When friends buy a property together, they typically opt for a tenants in common mortgage. This mortgage is where each person owns a different amount of shares in the property, which can be split however they wish. This will be in the deed of trust detailing each person’s ownership percentage. 

When choosing which type of joint mortgage you are going to opt for, it is important to understand which type suits your situation. 

 

Leaving your joint mortgage 

The main reason for wanting to exit a joint mortgage is usually because the relationship between yourself and your partner or co-owner(s) has broken down, and sometimes it can be hard to identify who is left accountable for the mortgage. 

 

Who’s responsible? 

You and the other borrower(s) continue to stay responsible for each monthly repayment until your name is not on the mortgage. Even if one of you decides to move out, you are both still liable for the mortgage and financially linked together. 

 

How can you leave a joint mortgage? 

 

Sell the property  

The easiest way to walk away from a joint mortgage is by selling the property. This allows you to split the profits from the property and restart your mortgage journey. This method is cost-effective and simple, all while being achieved in a shorter timeframe. 

Buy your partner out 

Buying your partner out of the joint mortgage is another method, but a slightly more complicated route. This means that the entire equity of the home will be transferred over to the remaining borrower(s), but it also means you must meet new requirements, which can sometimes be harder to meet as the overall household income decreases, which could also lead to the lender pulling out. 

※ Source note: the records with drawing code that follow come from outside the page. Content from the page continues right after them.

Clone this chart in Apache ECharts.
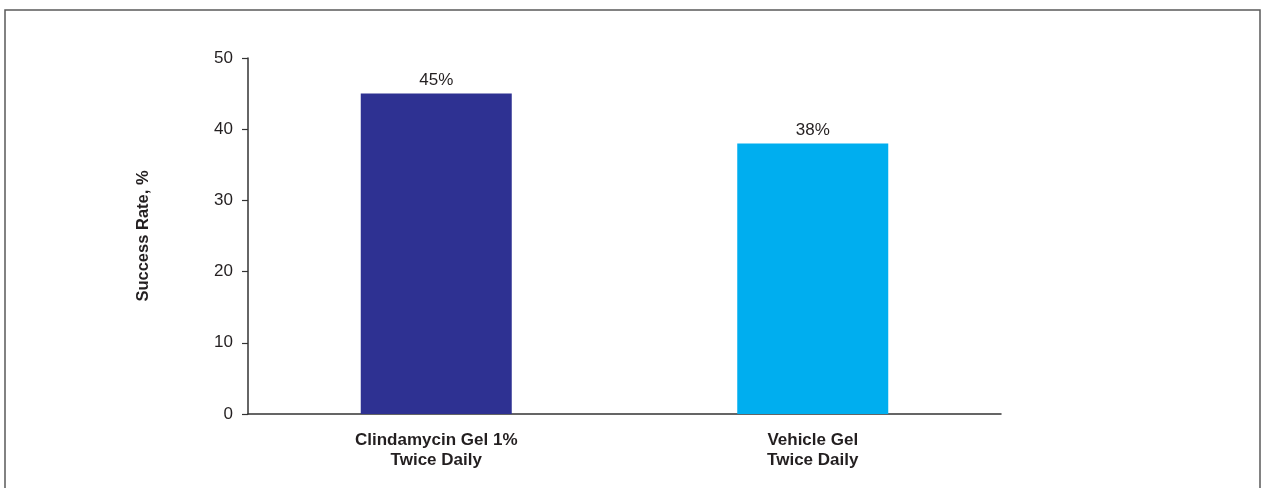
<!DOCTYPE html>
<html>
<head>
<meta charset="utf-8">
<script src="https://cdn.jsdelivr.net/npm/echarts@6/dist/echarts.min.js"></script>
<style>
html,body{margin:0;padding:0;background:#fff;}
#c{width:1261px;height:488px;}
</style>
</head>
<body>
<div id="c"></div>
<script>
const categories = ['Clindamycin Gel 1%\nTwice Daily', 'Vehicle Gel\nTwice Daily'];
const values = [45, 38];
const barColors = ['#2e3192', '#00aeef'];
const yTicks = [0, 10, 20, 30, 40, 50];
const yAxisName = 'Success Rate, %';

const chart = echarts.init(document.getElementById('c'), null, {renderer: 'canvas'});
const font = '"Liberation Sans", Arial, Helvetica, sans-serif';
chart.setOption({
  animation: false,
  graphic: [{
    type: 'rect',
    shape: {x: 5, y: 10, width: 1255, height: 500},
    style: {fill: 'none', stroke: '#5a5a5a', lineWidth: 1.5},
    silent: true
  }],
  grid: {left: 248, top: 58, right: 260, bottom: 74, containLabel: false},
  xAxis: {
    type: 'category',
    data: categories,
    axisLine: {lineStyle: {color: '#333', width: 1.5}},
    axisTick: {show: false},
    axisLabel: {
      color: '#231f20', fontSize: 17, fontWeight: 'bold', fontFamily: font,
      lineHeight: 20, margin: 16, interval: 0
    }
  },
  yAxis: {
    type: 'value',
    min: yTicks[0], max: yTicks[yTicks.length - 1], interval: 10,
    name: yAxisName,
    nameLocation: 'middle',
    nameGap: 96,
    nameRotate: 90,
    nameTextStyle: {color: '#231f20', fontSize: 16.5, fontWeight: 'bold', fontFamily: font},
    axisLine: {show: true, lineStyle: {color: '#333', width: 1.5}},
    axisTick: {show: true, length: 6, lineStyle: {color: '#333', width: 1.2}},
    splitLine: {show: false},
    axisLabel: {color: '#231f20', fontSize: 17, fontFamily: font, margin: 15}
  },
  series: [{
    type: 'bar',
    barWidth: 151,
    data: values.map((v, i) => ({value: v, itemStyle: {color: barColors[i]}})),
    label: {
      show: true, position: 'top', distance: 5,
      formatter: p => p.value + '%',
      color: '#231f20', fontSize: 17, fontFamily: font
    }
  }]
});
</script>
</body>
</html>
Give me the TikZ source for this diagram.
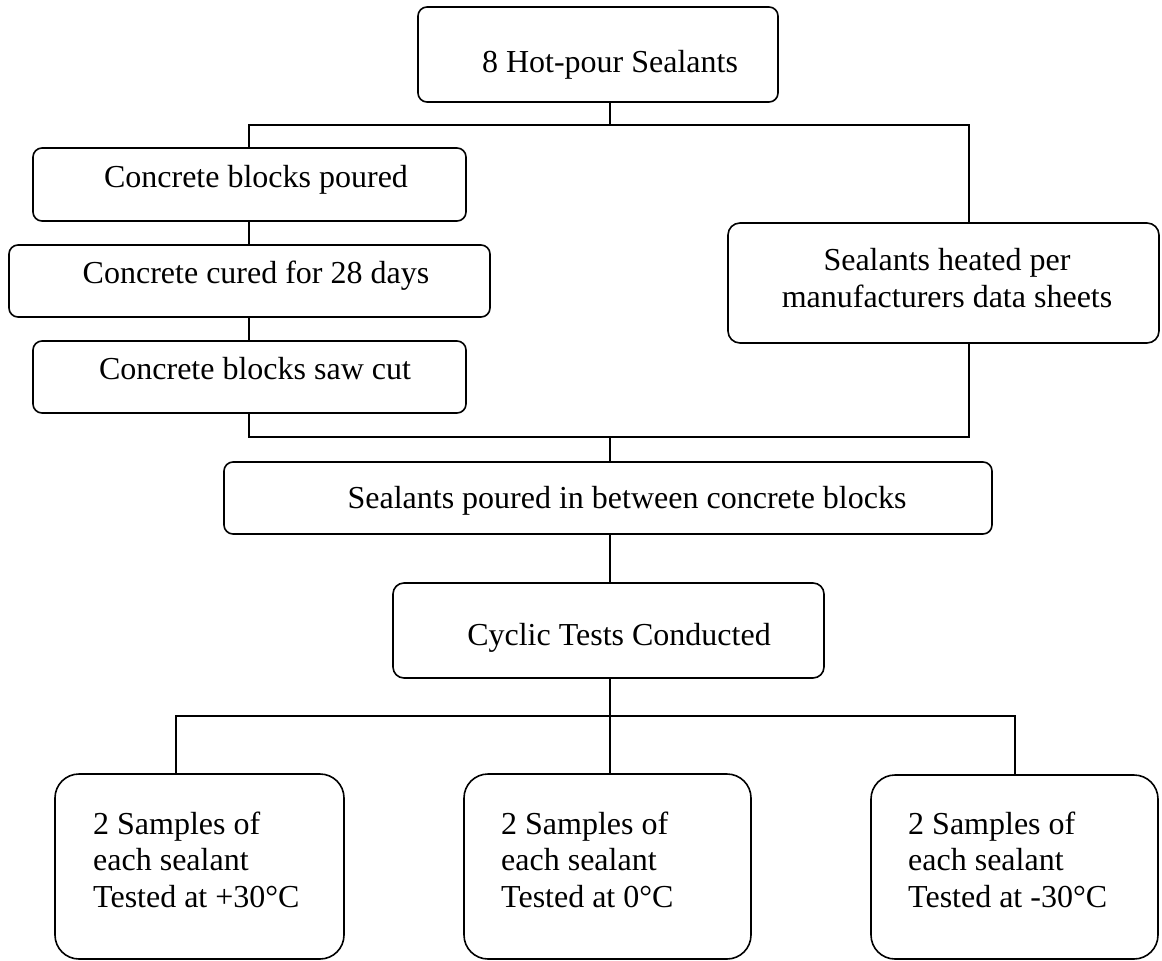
\documentclass[tikz,border=0pt]{standalone}
\usepackage{fontspec}
\setmainfont{Liberation Serif}
\begin{document}
\begin{tikzpicture}[x=1pt,y=1pt,
  box/.style={draw=black, line width=1.6pt, rounded corners=9pt, inner sep=0pt},
  bigbox/.style={box, rounded corners=24pt},
  txt/.style={inner sep=0pt, anchor=base, font=\fontsize{32}{36.5}\selectfont},
  ltxt/.style={txt, anchor=base west, align=left},
  conn/.style={draw=black, line width=1.4pt}]
\useasboundingbox (0,0) rectangle (1162,-961);
% boxes
\node[box, minimum width=360pt, minimum height=95pt] (b1) at (598,-54.5) {};
\node[box, minimum width=433pt, minimum height=73pt] (b2) at (249.5,-184.5) {};
\node[box, minimum width=481pt, minimum height=72pt] (b3) at (249.5,-281) {};
\node[box, minimum width=433pt, minimum height=72pt] (b4) at (249.5,-377) {};
\node[box, rounded corners=12pt, minimum width=431pt, minimum height=120pt] (b5) at (943.5,-283) {};
\node[box, minimum width=768pt, minimum height=72pt] (b6) at (608,-498) {};
\node[box, rounded corners=11pt, minimum width=431pt, minimum height=95pt] (b7) at (608.5,-630.5) {};
\node[bigbox, minimum width=289pt, minimum height=185pt] (b8) at (199.5,-866.5) {};
\node[bigbox, minimum width=287pt, minimum height=185pt] (b9) at (607.5,-866.5) {};
\node[bigbox, minimum width=287pt, minimum height=184pt] (b10) at (1014.5,-867) {};
% texts
\node[txt] (t1) at (610,-72) {8 Hot-pour Sealants};
\node[txt] (t2) at (256,-187) {Concrete blocks poured};
\node[txt] (t3) at (256,-283) {Concrete cured for 28 days};
\node[txt] (t4) at (255,-379) {Concrete blocks saw cut};
\node[txt, align=center] (t5) at (947,-307) {Sealants heated per\\manufacturers data sheets};
\node[txt] (t6) at (627,-508) {Sealants poured in between concrete blocks};
\node[txt] (t7) at (619,-645) {Cyclic Tests Conducted};
\node[ltxt] (t8) at (93,-907) {2 Samples of\\each sealant\\Tested at +30°C};
\node[ltxt] (t9) at (501,-907) {2 Samples of\\each sealant\\Tested at 0°C};
\node[ltxt] (t10) at (908,-907) {2 Samples of\\each sealant\\Tested at -30°C};
% junction coordinates
\coordinate (ja) at (610,-125);
\coordinate (jal) at (249,-125);
\coordinate (jar) at (969,-125);
\coordinate (jb) at (610,-437);
\coordinate (jbl) at (249,-437);
\coordinate (jbr) at (969,-437);
\coordinate (jc) at (610,-716);
\coordinate (jcl) at (176,-716);
\coordinate (jcr) at (1015,-716);
% connectors
\draw[conn] (ja |- b1.south) -- (ja);
\draw[conn] (jal |- b2.north) -- (jal) -- (jar) -- (jar |- b5.north);
\draw[conn] (jal |- b2.south) -- (jal |- b3.north);
\draw[conn] (jal |- b3.south) -- (jal |- b4.north);
\draw[conn] (jbl |- b4.south) -- (jbl) -- (jbr) -- (jbr |- b5.south);
\draw[conn] (jb) -- (jb |- b6.north);
\draw[conn] (jb |- b6.south) -- (jb |- b7.north);
\draw[conn] (jc |- b7.south) -- (jc);
\draw[conn] (jcl |- b8.north) -- (jcl) -- (jcr) -- (jcr |- b10.north);
\draw[conn] (jc) -- (jc |- b9.north);
\end{tikzpicture}
\end{document}
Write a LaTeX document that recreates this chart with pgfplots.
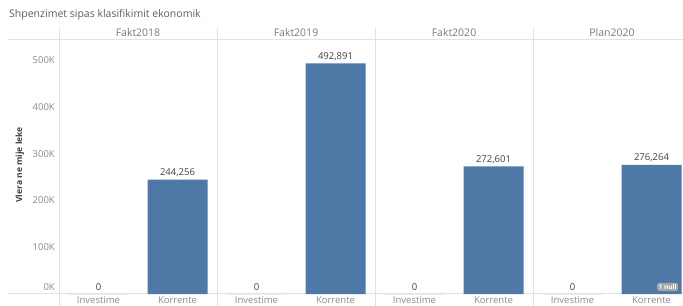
\documentclass[border=0pt]{standalone}
\usepackage{pgfplots}
\pgfplotsset{compat=1.18}
\usepackage{fontspec}
\setmainfont{Open Sans}
\definecolor{barblue}{HTML}{4E79A7}
\definecolor{sepgray}{HTML}{E2E2E2}
\definecolor{ticktext}{HTML}{8A8A8A}
\definecolor{hdrtext}{HTML}{7A7A7A}
\definecolor{valtext}{HTML}{404040}
\begin{document}
\begin{tikzpicture}
\useasboundingbox (0,0) rectangle (683bp,306bp);
\begin{scope}
\clip (0,0) rectangle (683bp,306bp);
% separators
\draw[sepgray, line width=0.8bp] (8bp,267bp) -- (700bp,267bp);
\draw[sepgray, line width=0.8bp] (8bp,12.5bp) -- (700bp,12.5bp);
\foreach \x in {59,217,375,533}{
  \draw[sepgray, line width=0.8bp] (\x bp,278bp) -- (\x bp,0bp);
}
% title
\node[anchor=west, inner sep=0pt, font=\fontsize{10.5bp}{12bp}\selectfont, text=valtext!85] at (9bp,291bp) {Shpenzimet sipas klasifikimit ekonomik};
% headers
\foreach \x/\t in {138/Fakt2018,296/Fakt2019,454/Fakt2020,612/Plan2020}{
  \node[inner sep=0pt, font=\fontsize{10.5bp}{12bp}\selectfont, text=hdrtext] at (\x bp,273bp) {\t};
}
% y label
\node[rotate=90, inner sep=0pt, font=\bfseries\fontsize{8.5bp}{10bp}\selectfont, text=valtext] at (20bp,141bp) {Vlera ne mije leke};
\begin{axis}[
  at={(59bp,12bp)}, anchor=south west,
  scale only axis, width=632bp, height=254bp,
  xmin=-0.5, xmax=7.5, ymin=0, ymax=543000,
  axis line style={draw=none},
  clip=false,
  ybar, bar width=60bp,
  xtick={0,...,7},
  xticklabels={Investime,Korrente,Investime,Korrente,Investime,Korrente,Investime,Korrente},
  xticklabel style={font=\fontsize{9.5bp}{11bp}\selectfont, text=ticktext, inner sep=0pt, anchor=north, yshift=-2.5bp},
  ytick={100000,200000,300000,400000,500000},
  yticklabels={100K,200K,300K,400K,500K},
  extra y ticks={0}, extra y tick labels={0K},
  extra y tick style={yticklabel style={yshift=7bp}},
  yticklabel style={font=\fontsize{9.5bp}{11bp}\selectfont, text=ticktext, inner sep=0pt, anchor=east, xshift=-4bp},
  major tick length=0pt,
  scaled y ticks=false,
  /pgf/number format/.cd, fixed, precision=0, 1000 sep={,}, assume math mode=true,
  /pgfplots/.cd,
  nodes near coords,
  nodes near coords style={font=\fontsize{9.5bp}{11bp}\selectfont, text=valtext, inner sep=0pt, anchor=south, yshift=3bp},
]
\addplot[fill=barblue, draw=none] coordinates {
  (0,0) (1,244256) (2,0) (3,492891) (4,0) (5,272601) (6,0) (7,276264)
};
\end{axis}
\node[fill=black!35, text=white, rounded corners=1.5bp, inner sep=1.5bp, font=\bfseries\fontsize{6.5bp}{7bp}\selectfont, anchor=west] at (657bp,19bp) {1 null};
\end{scope}
\end{tikzpicture}
\end{document}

Add a new name to the mortgage 

Another way to maintain the joint mortgage could be by adding a new name. This encourages the lender to allow you to keep your mortgage and property, as multiple incomes are more convincing. There is a fee to change a name on a mortgage, as you have to pay a solicitor to cover the costs of the legal work and pay potential lender and registration fees, so changing the name on a mortgage could set you back.